From 2007-10, he was playwright-in-residence in the University of Alberta Drama Department. With the BFA graduating class and Realwheels, he devised Spine (dir. Bob Frazer), which premiered in February 2010, and then relocated to the Cultural Olympiad in Vancouver. A complex metatheatrical and multimedia work, it questions the nature of personal identity through the attempts of an unemployed, paraplegic man (James Sanders) to create a computerized alternative world. His avator, a young woman, intersects with the efforts of a theatre group called the Precursors to create a work which also imagines a virtual reality in order to re-engage one of their injured members. Spine questions "our rapidly changing understanding of reality. In our contemporary, mediated, and increasingly virtually oriented culture, how do we know what is real?" (Kevin Kerr/Bob Frazer, Program, U. of A. Studio Theatre).

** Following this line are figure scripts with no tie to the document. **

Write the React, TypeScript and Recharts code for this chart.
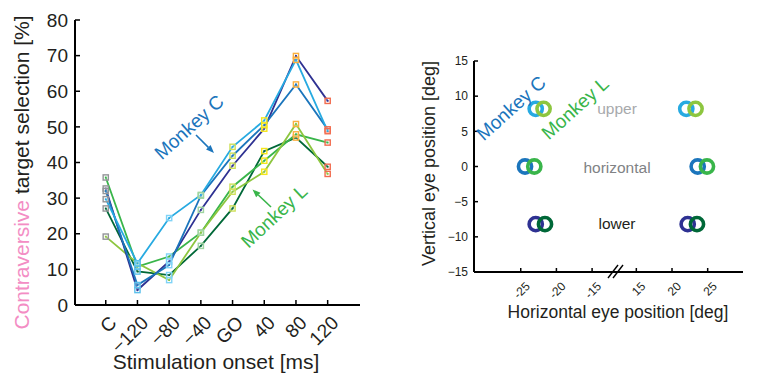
import React from 'react';
import { LineChart, Line, XAxis, YAxis, ScatterChart, Scatter } from 'recharts';

// ---------- Left panel data ----------
const categories = ['C', '\u2212120', '\u221280', '\u221240', 'GO', '40', '80', '120'];
const markerColors = ['#939598', '#5bc0eb', '#7fd3f7', '#9fd5a0', '#cfe05a', '#f5e61a', '#fbb040', '#f26c4f'];
const leftYTicks = [0, 10, 20, 30, 40, 50, 60, 70, 80];

const cNavy = [32.7, 4.2, 12.2, 26.7, 39.1, 49.5, 69.9, 57.3];
const cBlue = [32.0, 5.6, 11.2, 30.7, 41.9, 50.5, 61.9, 49.3];
const cLight = [29.7, 11.7, 24.4, 30.9, 44.4, 51.8, 68.8, 48.8];
const lDark = [27.1, 9.4, 8.4, 16.6, 27.1, 43.2, 47.0, 38.8];
const lGreen = [35.8, 10.8, 13.6, 20.3, 33.2, 40.5, 47.9, 45.6];
const lLight = [19.2, 11.7, 7.0, 20.3, 31.8, 37.4, 50.8, 36.8];

// ---------- Right panel data ----------
const rightYTicks = [-15, -10, -5, 0, 5, 10, 15];
const rightXTickValues = [-25, -20, -15, 15, 20, 25];
const rightXTickLabels = ['-25', '-20', '-15', '15', '20', '25'];

const upperCx = [-22.9, 22.0];
const upperLx = [-21.8, 23.3];
const horizCx = [-24.4, 23.6];
const horizLx = [-23.1, 24.9];
const lowerCx = [-22.9, 22.2];
const lowerLx = [-21.6, 23.5];
const upperY = 8.2;
const horizY = 0;
const lowerY = -8.2;

const COL = {
  navy: '#2e3192',
  blue: '#1b75bc',
  light: '#27aae1',
  dgreen: '#006838',
  green: '#39b54a',
  lgreen: '#8dc63f',
};

const FONT = '"Liberation Sans", Arial, Helvetica, sans-serif';

const leftData = categories.map((c, i) => ({
  idx: i,
  cat: c,
  cNavy: cNavy[i],
  cBlue: cBlue[i],
  cLight: cLight[i],
  lDark: lDark[i],
  lGreen: lGreen[i],
  lLight: lLight[i],
}));

// broken axis: compress the gap between -15 and +15
const GAP = 23.8;
const brk = (x: number) => (x < 0 ? x : x - GAP);
const pts = (xs: number[], y: number) => xs.map((x) => ({ x: brk(x), y }));

const makeDot = (color: string) => (props: any) => {
  const { cx, cy, index } = props;
  const k = `d-${color}-${index}`;
  if (cx == null || cy == null) return <g key={k} />;
  return (
    <g key={k}>
      <rect x={cx - 2.6} y={cy - 2.6} width={5.2} height={5.2} fill="#fff" fillOpacity={0.3} stroke={markerColors[index]} strokeWidth={1.4} />
      <rect x={cx - 0.9} y={cy - 0.9} width={1.8} height={1.8} fill={color} />
    </g>
  );
};

const LeftXTick = (props: any) => {
  const { x, y, payload } = props;
  const label = categories[Math.round(payload.value)] ?? '';
  return (
    <text x={x + 12} y={y + 19} textAnchor="end" fontSize={19} fontFamily={FONT} fill="#231f20"
      transform={`rotate(-45 ${x + 12} ${y + 19})`}>
      {label}
    </text>
  );
};

const RightXTick = (props: any) => {
  const { x, y, payload } = props;
  let best = 0;
  rightXTickValues.forEach((v, i) => {
    if (Math.abs(brk(v) - payload.value) < Math.abs(brk(rightXTickValues[best]) - payload.value)) best = i;
  });
  return (
    <text x={x + 10} y={y + 15} textAnchor="end" fontSize={12} fontFamily={FONT} fill="#231f20"
      transform={`rotate(-45 ${x + 10} ${y + 15})`}>
      {rightXTickLabels[best]}
    </text>
  );
};

const ring = (color: string) => (props: any) => (
  <circle cx={props.cx} cy={props.cy} r={6.6} fill="none" stroke={color} strokeWidth={3.6} />
);

const Arrow = ({ x1, y1, x2, y2, color }: any) => {
  const a = Math.atan2(y2 - y1, x2 - x1);
  const L = 8, W = 3.2;
  const bx = x2 - L * Math.cos(a), by = y2 - L * Math.sin(a);
  const p1 = `${x2},${y2}`;
  const p2 = `${bx - W * Math.sin(a)},${by + W * Math.cos(a)}`;
  const p3 = `${bx + W * Math.sin(a)},${by - W * Math.cos(a)}`;
  return (
    <g>
      <line x1={x1} y1={y1} x2={bx} y2={by} stroke={color} strokeWidth={1.6} />
      <polygon points={`${p1} ${p2} ${p3}`} fill={color} />
    </g>
  );
};

export default function App() {
  return (
    <div style={{ position: 'absolute', left: 0, top: 0, width: 761, height: 375, background: '#fff', overflow: 'hidden' }}>
      <div style={{ position: 'absolute', left: 0, top: 0 }}>
        <LineChart width={370} height={375} data={leftData} margin={{ top: 20, right: 10, bottom: 0, left: 0 }}>
          <XAxis dataKey="idx" type="number" domain={[-0.97, 8.02]} ticks={[0, 1, 2, 3, 4, 5, 6, 7]}
            height={70} tickSize={-5} tickMargin={5} stroke="#000" strokeWidth={2}
            axisLine={{ stroke: '#000', strokeWidth: 2 }} tickLine={{ stroke: '#000', strokeWidth: 1.5 }}
            tick={<LeftXTick />} interval={0} allowDataOverflow />
          <XAxis xAxisId="top" orientation="top" dataKey="idx" type="number" domain={[-0.97, 8.02]}
            ticks={[0, 1, 2, 3, 4, 5, 6, 7]} height={0} tickSize={-5} tick={false}
            axisLine={{ stroke: '#000', strokeWidth: 2 }} tickLine={{ stroke: '#000', strokeWidth: 1.5 }} allowDataOverflow />
          <YAxis type="number" domain={[0, 80]} ticks={leftYTicks} width={75} tickSize={-5} tickMargin={12}
            axisLine={{ stroke: '#000', strokeWidth: 2 }} tickLine={{ stroke: '#000', strokeWidth: 1.5 }}
            tick={{ fontSize: 19, fontFamily: FONT, fill: '#231f20' }} interval={0} allowDataOverflow />
          <YAxis yAxisId="right" orientation="right" type="number" domain={[0, 80]} ticks={leftYTicks} width={0}
            tickSize={-5} tick={false} axisLine={{ stroke: '#000', strokeWidth: 2 }}
            tickLine={{ stroke: '#000', strokeWidth: 1.5 }} allowDataOverflow />
          <Line dataKey="lDark" stroke={COL.dgreen} strokeWidth={1.8} dot={makeDot(COL.dgreen)} isAnimationActive={false} />
          <Line dataKey="lGreen" stroke={COL.green} strokeWidth={1.8} dot={makeDot(COL.green)} isAnimationActive={false} />
          <Line dataKey="lLight" stroke={COL.lgreen} strokeWidth={1.8} dot={makeDot(COL.lgreen)} isAnimationActive={false} />
          <Line dataKey="cNavy" stroke={COL.navy} strokeWidth={1.8} dot={makeDot(COL.navy)} isAnimationActive={false} />
          <Line dataKey="cBlue" stroke={COL.blue} strokeWidth={1.8} dot={makeDot(COL.blue)} isAnimationActive={false} />
          <Line dataKey="cLight" stroke={COL.light} strokeWidth={1.8} dot={makeDot(COL.light)} isAnimationActive={false} />
        </LineChart>
      </div>

      <div style={{ position: 'absolute', left: 400, top: 0 }}>
        <ScatterChart width={361} height={375} margin={{ top: 61, right: 18, bottom: 0, left: 0 }}>
          <XAxis dataKey="x" type="number" domain={[-31.55, 6.15]} ticks={rightXTickValues.map(brk)}
            height={103} tickSize={-4} tickMargin={4} interval={0}
            axisLine={{ stroke: '#000', strokeWidth: 2 }} tickLine={{ stroke: '#000', strokeWidth: 1.5 }}
            tick={<RightXTick />} allowDataOverflow />
          <YAxis dataKey="y" type="number" domain={[-15, 15]} ticks={rightYTicks} width={74} tickSize={-4}
            tickMargin={10} interval={0}
            axisLine={{ stroke: '#000', strokeWidth: 2 }} tickLine={{ stroke: '#000', strokeWidth: 1.5 }}
            tick={{ fontSize: 12, fontFamily: FONT, fill: '#231f20' }}
            tickFormatter={(v: number) => (v < 0 ? `\u2212${-v}` : `${v}`)} allowDataOverflow />
          <Scatter data={pts(upperCx, upperY)} shape={ring(COL.light)} isAnimationActive={false} />
          <Scatter data={pts(upperLx, upperY)} shape={ring(COL.lgreen)} isAnimationActive={false} />
          <Scatter data={pts(horizCx, horizY)} shape={ring(COL.blue)} isAnimationActive={false} />
          <Scatter data={pts(horizLx, horizY)} shape={ring(COL.green)} isAnimationActive={false} />
          <Scatter data={pts(lowerCx, lowerY)} shape={ring(COL.navy)} isAnimationActive={false} />
          <Scatter data={pts(lowerLx, lowerY)} shape={ring(COL.dgreen)} isAnimationActive={false} />
        </ScatterChart>
      </div>

      <svg width={761} height={375} style={{ position: 'absolute', left: 0, top: 0, pointerEvents: 'none' }}
        fontFamily={FONT}>
        {/* left panel titles */}
        <text x={29} y={172.5} transform="rotate(-90 29 172.5)" textAnchor="middle" fontSize={21}>
          <tspan fill="#f38dc4">Contraversive</tspan>
          <tspan fill="#231f20"> target selection [%]</tspan>
        </text>
        <text x={216} y={369} textAnchor="middle" fontSize={21} fill="#231f20">Stimulation onset [ms]</text>
        {/* left annotations */}
        <text x={189} y={127} dy="0.35em" textAnchor="middle" fontSize={19} fill={COL.blue}
          transform="rotate(-42 189 127)">Monkey C</text>
        <Arrow x1={196} y1={135} x2={214} y2={153} color={COL.blue} />
        <text x={274} y={216} dy="0.35em" textAnchor="middle" fontSize={19} fill={COL.green}
          transform="rotate(-43 274 216)">Monkey L</text>
        <Arrow x1={271} y1={207} x2={252.5} y2={189.5} color={COL.green} />

        {/* right panel titles */}
        <text x={435} y={163.5} transform="rotate(-90 435 163.5)" textAnchor="middle" fontSize={18} fill="#231f20">
          Vertical eye position [deg]
        </text>
        <text x={618} y={318} textAnchor="middle" fontSize={17.5} fill="#231f20">Horizontal eye position [deg]</text>
        {/* right annotations */}
        <text x={511} y={108} dy="0.35em" textAnchor="middle" fontSize={19} fill={COL.blue}
          transform="rotate(-42 511 108)">Monkey C</text>
        <text x={575} y={108} dy="0.35em" textAnchor="middle" fontSize={19} fill={COL.green}
          transform="rotate(-42 575 108)">Monkey L</text>
        <text x={617} y={109} dy="0.35em" textAnchor="middle" fontSize={15.5} fill="#a7a9ac">upper</text>
        <text x={617} y={168} dy="0.35em" textAnchor="middle" fontSize={15.5} fill="#808285">horizontal</text>
        <text x={617} y={224} dy="0.35em" textAnchor="middle" fontSize={15.5} fill="#231f20">lower</text>
        {/* axis break marks */}
        <line x1={608} y1={278} x2={618} y2={265} stroke="#000" strokeWidth={1.4} />
        <line x1={613} y1={278} x2={623} y2={265} stroke="#000" strokeWidth={1.4} />
      </svg>
    </div>
  );
}
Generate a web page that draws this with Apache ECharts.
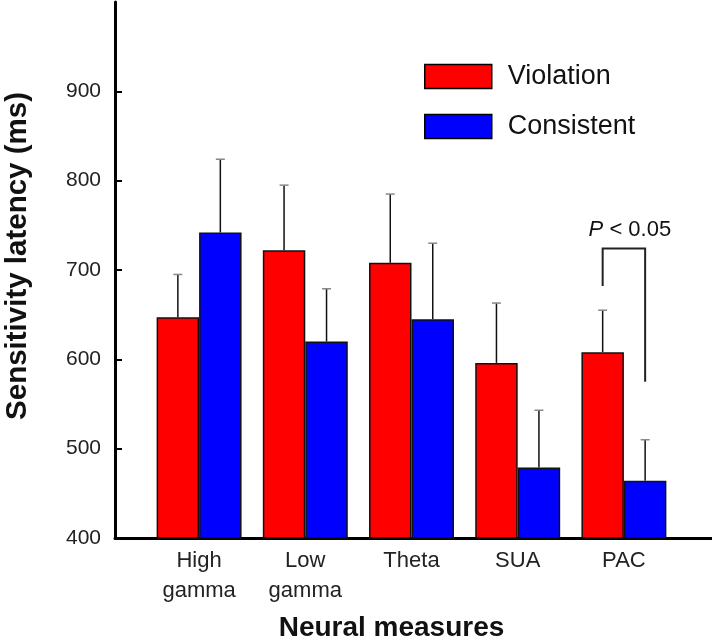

Tear the Curtain!, a hybrid film/theatre production, written by Kerr with Jonathon Young (Arts Club Theatre 2010, dir. Kim Collier) conducts a metaphysical investigation of illusion and reality using a B-movie scenario envisaged by a theatre critic in which two mobsters wage war over the original site of the Stanley Industrial Alliance Stage in Vancouver. It both confounded and amazed critics with its imaginative double vision, metaphoric language, and intricate plot.

In 2011, Kerr returned to Vancouver to assume the position of artistic director of the Electric Company. In 2012, he joined the Department of Writing at the University of Victoria as an Assistant Professor. He lives in Victoria with his wife, Marita Dachsel and three children.